Quote Originally Posted by piperdbh View Post
Here's my two cents' worth:
The kilt or belted plaid may have fallen out of favor as more people worked in factories with machinery that could easily entangle stray fabric. (I used to work in a sawmill, and a tooth on the blade once caught my leather glove and could have chewed my arm into pulp. Thanks be to the Lord, the glove slipped off and left my hand unharmed.) Britches would have made more sense than kilts to wear in a factory, and used far less fabric, making them cheaper to produce.

Kilts and tartan may have come back into favor in the late 1800s because of new dyes which could produce bolder colors than the old plant-based dyes.

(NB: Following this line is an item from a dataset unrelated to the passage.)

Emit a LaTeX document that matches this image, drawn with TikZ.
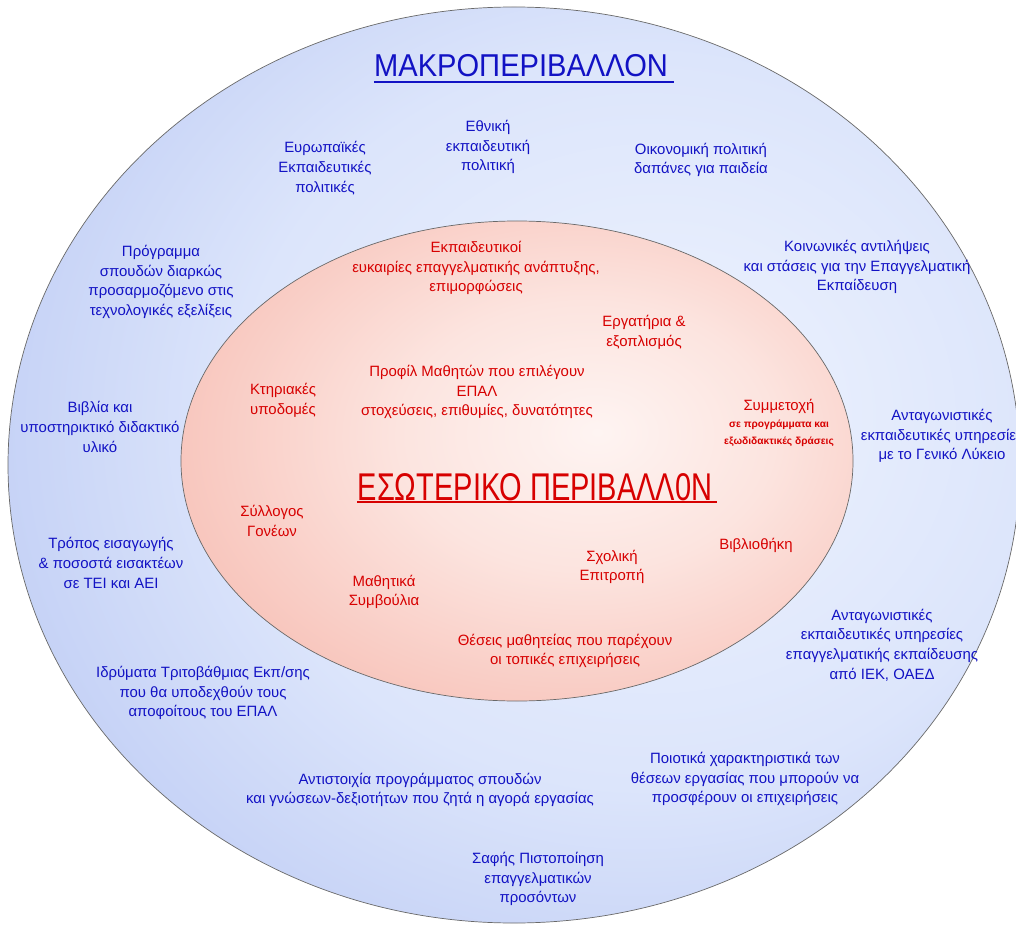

From what I've read about Victorian culture, they liked color.

The end.
There's definitely some truth in your theory, dbh. Trousers are much less likely to get caught up than yard after yard of kilt. However, there was almost no industry in the Highlands and where there was (the gunpowder works on Loch Fyne, for example) there are no records of the kilt being worn. Well, no, but there are two tales of trousers catching fire at the charcoal furnace that preceded the gunpower factory.

Industry in Scotland was pretty much located in Fife and in the Forth-to-Clyde industrial belt, with bits and pieces in Angus and up the east side of the country. I can assure you that it was hard enough on a grossly poor, Gaelic-speaking Highland family from, say, Highland Perthshire, having to go to one of those places of dirt and noise and crassness and sickness -- and rejection -- without making it even worse by having its male members kilted.